# Problem to solve
List each line of the data that holds the word "standalone".

** Begin Entries supplied **

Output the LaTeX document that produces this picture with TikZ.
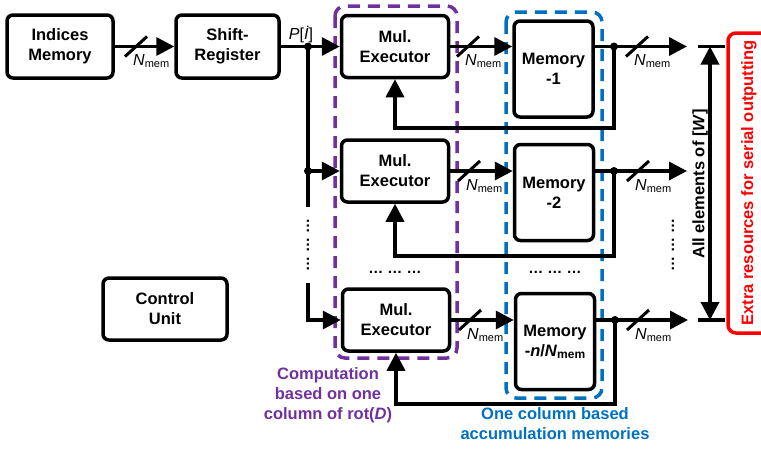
\documentclass[tikz,border=0pt]{standalone}
\usepackage{fontspec}
\setmainfont{Liberation Sans}
\usetikzlibrary{arrows.meta,calc}
\definecolor{compPurple}{HTML}{7030A0}
\definecolor{accBlue}{HTML}{0070C0}
\definecolor{extraRed}{HTML}{FF0000}

\tikzset{
  box/.style={draw,line width=3.5pt,rounded corners=6pt,align=center,inner sep=0pt,
    font=\bfseries\fontsize{16.5}{20}\selectfont},
  wire/.style={line width=3.5pt},
  conn/.style={wire,-{Triangle[length=18pt,width=18pt]}},
  dconn/.style={wire,{Triangle[length=18pt,width=18pt]}-{Triangle[length=18pt,width=18pt]}},
  joint/.style={fill,circle,inner sep=0pt,minimum size=8pt},
  groupbox/.style={line width=3.5pt,rounded corners=10pt,dash pattern=on 12pt off 8pt},
  grouplabel/.style={align=center,inner sep=0pt,font=\bfseries\fontsize{16.5}{20}\selectfont},
  etc/.style={inner sep=0pt,font=\bfseries\fontsize{15}{15}\selectfont},
  bus/.pic={
    \draw[line width=3pt] (-11,10) -- (11,-10);
    \node[anchor=base west,inner sep=0pt,font=\fontsize{16}{16}\selectfont] at (-3,19)
      {\textit{N}\raisebox{-2pt}{\fontsize{11}{11}\selectfont mem}};
  }
}

\begin{document}
\begin{tikzpicture}[x=1pt,y=-1pt]
\useasboundingbox (0,0) rectangle (761,448);
\clip (0,0) rectangle (761,448);

% functional blocks
\node[box,minimum width=106pt,minimum height=63pt] (idx) at (60,46.5) {Indices\\Memory};
\node[box,minimum width=103pt,minimum height=63pt] (sr) at (227.5,46.5) {Shift-\\Register};
\node[box,minimum width=124pt,minimum height=62pt] (cu) at (165,309) {Control\\Unit};

\node[box,minimum width=107pt,minimum height=62pt] (mul1) at (395,46.5) {Mul.\\Executor};
\node[box,minimum width=107pt,minimum height=62pt] (mul2) at (395,171) {Mul.\\Executor};
\node[box,minimum width=107pt,minimum height=62pt] (mul3) at (396,320) {Mul.\\Executor};

\node[box,minimum width=79pt,minimum height=96pt] (mem1) at (553.5,69) {Memory\\-1};
\node[box,minimum width=79pt,minimum height=96pt] (mem2) at (554,192.5) {Memory\\-2};
\node[box,minimum width=79pt,minimum height=96pt] (mem3) at (555,341.5)
  {Memory\\-\textit{n}/\textit{N}\raisebox{-2pt}{\fontsize{12}{12}\selectfont mem}};

% grouping frames
\draw[groupbox,compPurple] (335,6) rectangle (457,358);
\draw[groupbox,accBlue] (506,12) rectangle (602,398);

\node[grouplabel,compPurple,anchor=north] (complbl) at (328,367.5)
  {Computation\\based on one\\column of rot(\textit{D})};
\node[grouplabel,accBlue,anchor=north] (acclbl) at (555,407.5)
  {One column based\\accumulation memories};

% index path
\draw[conn] (idx) -- (sr);
\pic at (136,46.5) {bus};
\draw[conn] (sr) -- (mul1);
\node[inner sep=0pt,font=\fontsize{16}{16}\selectfont] (plbl) at (301,34.5) {\textit{P}[\textit{İ}]};

\coordinate (j1) at (308,46.5);
\coordinate (j2) at (308,171);
\coordinate (vtop) at (308,207);
\coordinate (vbot) at (308,283);
\node[joint] (jd1) at (j1) {};
\node[joint] (jd2) at (j2) {};
\draw[wire] (j1) -- (vtop);
\draw[conn] (j2) -- (mul2);
\node[etc,rotate=90] (ldots) at (308,245) {… … …};
\draw[conn] (vbot) |- (mul3);

% multiplier to memory
\draw[conn] (mul1.east) -- (mul1.east -| mem1.west);
\pic at (468,46.5) {bus};
\draw[conn] (mul2.east) -- (mul2.east -| mem2.west);
\pic at (469,171) {bus};
\draw[conn] (mul3.east) -- (mul3.east -| mem3.west);
\pic at (470,320) {bus};

% outputs and accumulation feedback
\coordinate (o1) at (614,46.5);
\coordinate (o2) at (614,171);
\coordinate (o3) at (615,320);
\coordinate (e1) at (687,46.5);
\coordinate (e2) at (687,171);
\coordinate (e3) at (688,320);

\draw[conn] (mem1.east |- o1) -- (e1);
\draw[conn] (mem2.east |- o2) -- (e2);
\draw[conn] (mem3.east |- o3) -- (e3);
\pic at (637,46.5) {bus};
\pic at (638,171) {bus};
\pic at (638,320) {bus};

\draw[conn] (o1) -- (614,128) -| (mul1.south);
\draw[conn] (o2) -- (614,256) -| (mul2.south);
\draw[conn] (o3) -- (615,404) -| (mul3.south);
\node[joint] (od1) at (o1) {};
\node[joint] (od2) at (o2) {};
\node[joint] (od3) at (o3) {};

\node[etc] (mdots1) at (395,272) {… … …};
\node[etc] (mdots2) at (555,272) {… … …};
\node[etc,rotate=90] (rdots) at (673,245) {… … …};

% span of all output elements
\coordinate (ta) at (698,46.5);
\coordinate (tb) at (725,46.5);
\coordinate (ba) at (698,320);
\coordinate (bb) at (725,320);
\draw[wire] (ta) -- (tb);
\draw[wire] (ba) -- (bb);
\draw[dconn] (710,46.5) -- (710,320);
\node[rotate=90,inner sep=0pt,font=\bfseries\fontsize{16.5}{20}\selectfont] (alllbl) at (700,184)
  {All elements of [\textit{W}]};

% serial output resources
\draw[extraRed,line width=3.5pt,rounded corners=8pt] (728,33) rectangle (790,333);
\node[rotate=90,inner sep=0pt,extraRed,font=\bfseries\fontsize{16.5}{20}\selectfont] (extralbl) at (749,183)
  {Extra resources for serial outputting};
\end{tikzpicture}
\end{document}
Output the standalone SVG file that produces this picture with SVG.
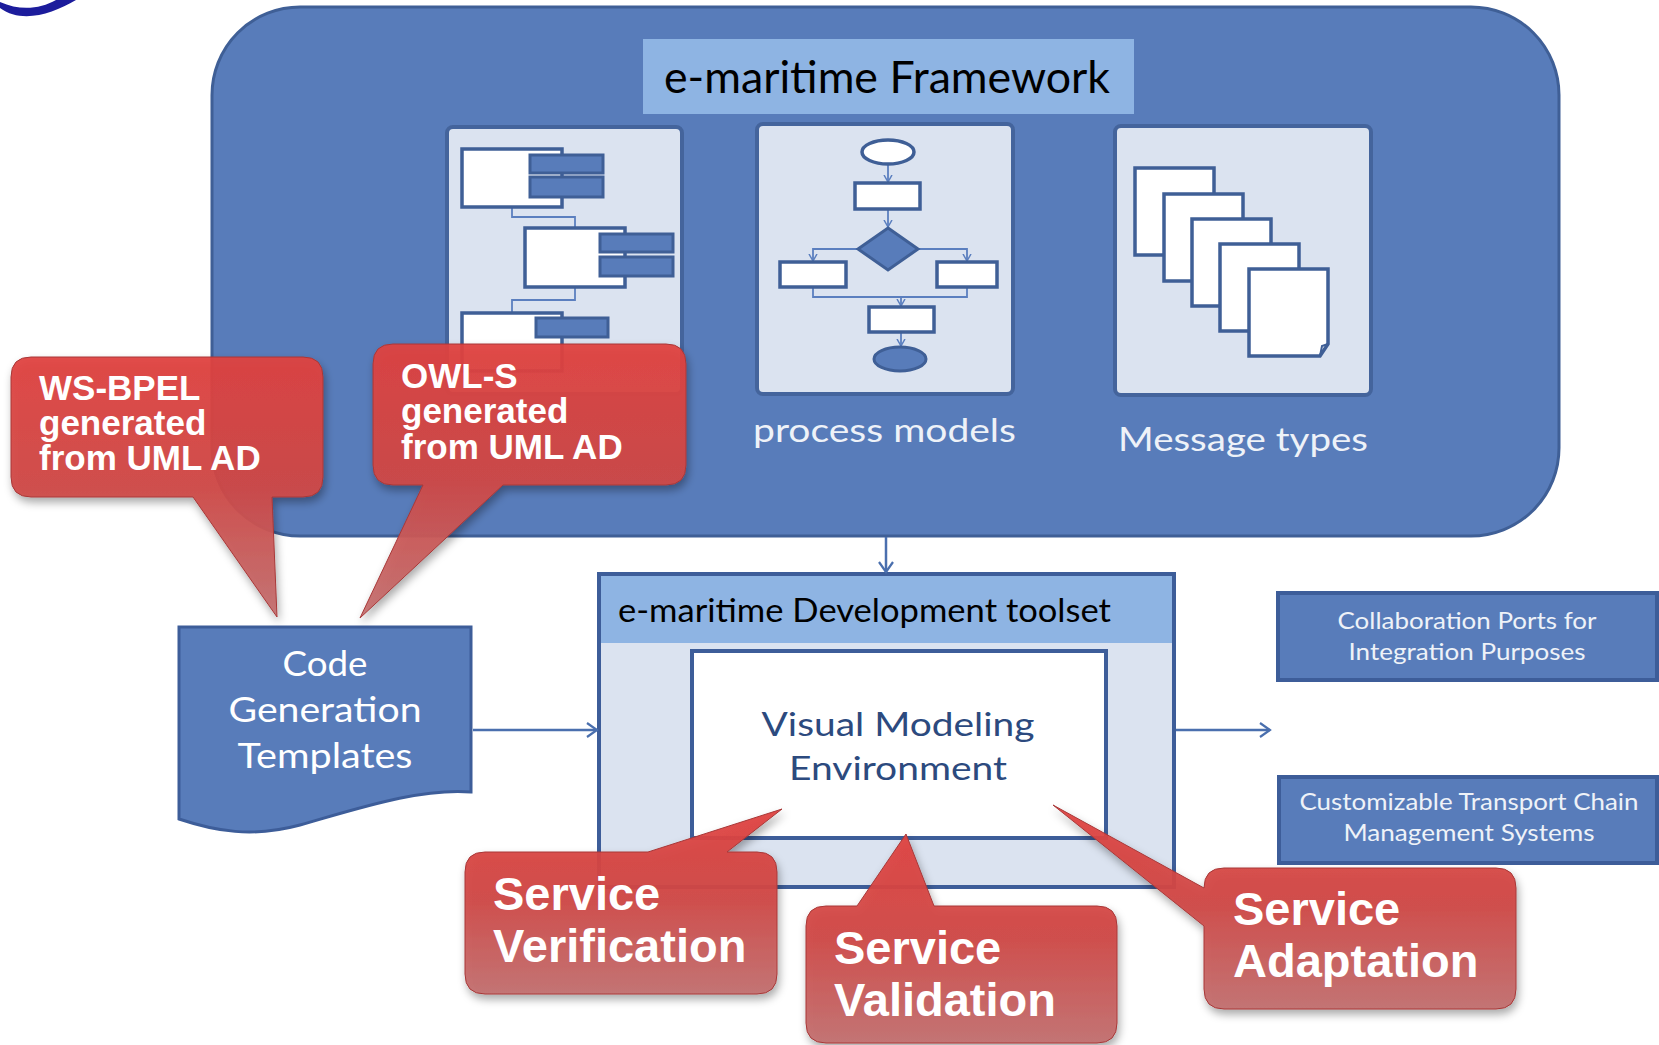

** End Entries supplied **

# Full response
\documentclass[tikz,border=0pt]{standalone}
Output the standalone SVG file that produces this picture with SVG.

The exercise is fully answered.